DATA SEGMENT:
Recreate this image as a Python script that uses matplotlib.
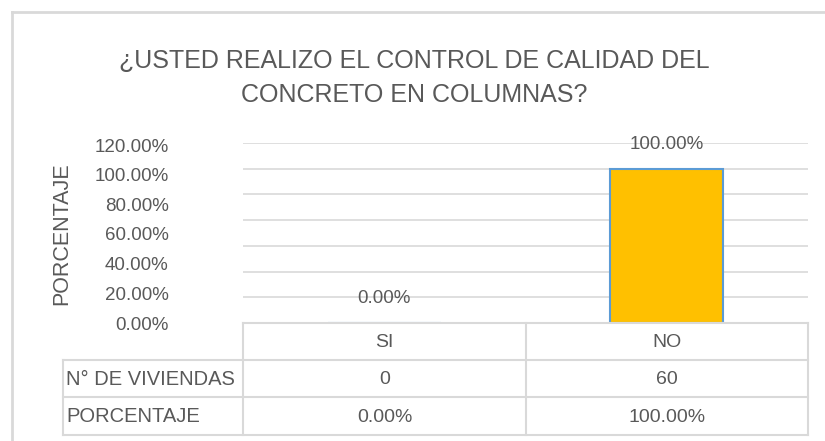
import matplotlib
matplotlib.use('Agg')
from matplotlib import pyplot as plt
from matplotlib.lines import Line2D

# data
categories = ['SI', 'NO']
porcentaje = [0.0, 1.0]
n_viviendas = [0, 60]
row_labels = ['N° DE VIVIENDAS', 'PORCENTAJE']
y_ticks = [0.0, 0.2, 0.4, 0.6, 0.8, 1.0, 1.2]
title = '¿USTED REALIZO EL CONTROL DE CALIDAD DEL\nCONCRETO EN COLUMNAS?'

TXT = '#595959'
LINE = '#D9D9D9'
W, H = 825, 441

plt.rcParams['font.family'] = ['Liberation Sans', 'DejaVu Sans']

fig = plt.figure(figsize=(W / 100, H / 100), dpi=100)


def fx(px):
    return px / W


def fy(py):
    return 1 - py / H


# plot area in pixels
left, right, top, bottom = 243, 808, 143, 323
ax = fig.add_axes([fx(left), fy(bottom), fx(right - left), (bottom - top) / H])

x = range(len(categories))
bars = ax.bar(x, porcentaje, width=0.4, color='#FFC000', edgecolor='#5B9BD5',
              linewidth=1.5, zorder=3)
ax.set_xlim(-0.5, len(categories) - 0.5)
ax.set_ylim(0, 7 / 6)
ax.set_yticks([k / 6 for k in range(1, 8)])
ax.set_yticklabels([])
ax.grid(True, axis='y', color=LINE, linewidth=1.2, zorder=0)
for s in ax.spines.values():
    s.set_visible(False)

for i, v in enumerate(porcentaje):
    ax.annotate(f'{v * 100:.2f}%', (i, v), xytext=(0, 17.5), textcoords='offset points',
                ha='center', va='center', fontsize=13.5, color=TXT, zorder=4)

# value axis labels
ax2 = ax.twinx()
ax2.yaxis.tick_left()
ax2.set_ylim(0, 1.2 * 180 / 178)
ax2.set_yticks(y_ticks)
ax2.set_yticklabels([f'{t * 100:.2f}%' for t in y_ticks])
ax2.tick_params(left=False, right=False, labelsize=13.5, labelcolor=TXT, pad=50)
for s in ax2.spines.values():
    s.set_visible(False)
ax.tick_params(left=False, right=False, bottom=False, labelbottom=False, labelleft=False)

fig.text(fx(62), fy(234), 'PORCENTAJE', rotation=90, ha='center', va='center',
         fontsize=15.5, color=TXT)

fig.text(fx(414), fy(78), title, ha='center', va='center', fontsize=18,
         color=TXT, linespacing=1.5)

# data table
col_edges = [63, 243, 526, 808]
row_edges = [323, 360, 397, 435]


def hline(y, x0, x1):
    fig.add_artist(Line2D([fx(x0), fx(x1)], [fy(y), fy(y)], color=LINE, lw=1.5))


def vline(xp, y0, y1):
    fig.add_artist(Line2D([fx(xp), fx(xp)], [fy(y0), fy(y1)], color=LINE, lw=1.5))


hline(row_edges[0], col_edges[1], col_edges[3])
for y in row_edges[1:]:
    hline(y, col_edges[0], col_edges[3])
vline(col_edges[0], row_edges[1], row_edges[3])
for xp in col_edges[1:]:
    vline(xp, row_edges[0], row_edges[3])

rows = [categories,
        [str(n) for n in n_viviendas],
        [f'{p * 100:.2f}%' for p in porcentaje]]
for r, vals in enumerate(rows):
    yc = (row_edges[r] + row_edges[r + 1]) / 2 + 1
    if r > 0:
        fig.text(fx(col_edges[0] + 3), fy(yc), row_labels[r - 1], ha='left', va='center',
                 fontsize=14.5, color=TXT)
    for c, val in enumerate(vals):
        xc = (col_edges[c + 1] + col_edges[c + 2]) / 2
        fig.text(fx(xc), fy(yc), val, ha='center', va='center', fontsize=14, color=TXT)

# chart frame
fig.add_artist(Line2D([fx(12), 1], [fy(12), fy(12)], color=LINE, lw=2))
fig.add_artist(Line2D([fx(12), fx(12)], [fy(12), 0], color=LINE, lw=2))

fig.savefig('out.png', dpi=100, facecolor='white')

SHORT PROBLEM: Exactly as written, return every line of the listing, but not the pictures.

SOLUTION TO THE PROBLEM:
Recreate this image as a Python script that uses matplotlib.
import matplotlib
matplotlib.use('Agg')
from matplotlib import pyplot as plt
from matplotlib.lines import Line2D

# data
categories = ['SI', 'NO']
porcentaje = [0.0, 1.0]
n_viviendas = [0, 60]
row_labels = ['N° DE VIVIENDAS', 'PORCENTAJE']
y_ticks = [0.0, 0.2, 0.4, 0.6, 0.8, 1.0, 1.2]
title = '¿USTED REALIZO EL CONTROL DE CALIDAD DEL\nCONCRETO EN COLUMNAS?'

TXT = '#595959'
LINE = '#D9D9D9'
W, H = 825, 441

plt.rcParams['font.family'] = ['Liberation Sans', 'DejaVu Sans']

fig = plt.figure(figsize=(W / 100, H / 100), dpi=100)


def fx(px):
    return px / W


def fy(py):
    return 1 - py / H


# plot area in pixels
left, right, top, bottom = 243, 808, 143, 323
ax = fig.add_axes([fx(left), fy(bottom), fx(right - left), (bottom - top) / H])

x = range(len(categories))
bars = ax.bar(x, porcentaje, width=0.4, color='#FFC000', edgecolor='#5B9BD5',
              linewidth=1.5, zorder=3)
ax.set_xlim(-0.5, len(categories) - 0.5)
ax.set_ylim(0, 7 / 6)
ax.set_yticks([k / 6 for k in range(1, 8)])
ax.set_yticklabels([])
ax.grid(True, axis='y', color=LINE, linewidth=1.2, zorder=0)
for s in ax.spines.values():
    s.set_visible(False)

for i, v in enumerate(porcentaje):
    ax.annotate(f'{v * 100:.2f}%', (i, v), xytext=(0, 17.5), textcoords='offset points',
                ha='center', va='center', fontsize=13.5, color=TXT, zorder=4)

# value axis labels
ax2 = ax.twinx()
ax2.yaxis.tick_left()
ax2.set_ylim(0, 1.2 * 180 / 178)
ax2.set_yticks(y_ticks)
ax2.set_yticklabels([f'{t * 100:.2f}%' for t in y_ticks])
ax2.tick_params(left=False, right=False, labelsize=13.5, labelcolor=TXT, pad=50)
for s in ax2.spines.values():
    s.set_visible(False)
ax.tick_params(left=False, right=False, bottom=False, labelbottom=False, labelleft=False)

fig.text(fx(62), fy(234), 'PORCENTAJE', rotation=90, ha='center', va='center',
         fontsize=15.5, color=TXT)

fig.text(fx(414), fy(78), title, ha='center', va='center', fontsize=18,
         color=TXT, linespacing=1.5)

# data table
col_edges = [63, 243, 526, 808]
row_edges = [323, 360, 397, 435]


def hline(y, x0, x1):
    fig.add_artist(Line2D([fx(x0), fx(x1)], [fy(y), fy(y)], color=LINE, lw=1.5))


def vline(xp, y0, y1):
    fig.add_artist(Line2D([fx(xp), fx(xp)], [fy(y0), fy(y1)], color=LINE, lw=1.5))


hline(row_edges[0], col_edges[1], col_edges[3])
for y in row_edges[1:]:
    hline(y, col_edges[0], col_edges[3])
vline(col_edges[0], row_edges[1], row_edges[3])
for xp in col_edges[1:]:
    vline(xp, row_edges[0], row_edges[3])

rows = [categories,
        [str(n) for n in n_viviendas],
        [f'{p * 100:.2f}%' for p in porcentaje]]
for r, vals in enumerate(rows):
    yc = (row_edges[r] + row_edges[r + 1]) / 2 + 1
    if r > 0:
        fig.text(fx(col_edges[0] + 3), fy(yc), row_labels[r - 1], ha='left', va='center',
                 fontsize=14.5, color=TXT)
    for c, val in enumerate(vals):
        xc = (col_edges[c + 1] + col_edges[c + 2]) / 2
        fig.text(fx(xc), fy(yc), val, ha='center', va='center', fontsize=14, color=TXT)

# chart frame
fig.add_artist(Line2D([fx(12), 1], [fy(12), fy(12)], color=LINE, lw=2))
fig.add_artist(Line2D([fx(12), fx(12)], [fy(12), 0], color=LINE, lw=2))

fig.savefig('out.png', dpi=100, facecolor='white')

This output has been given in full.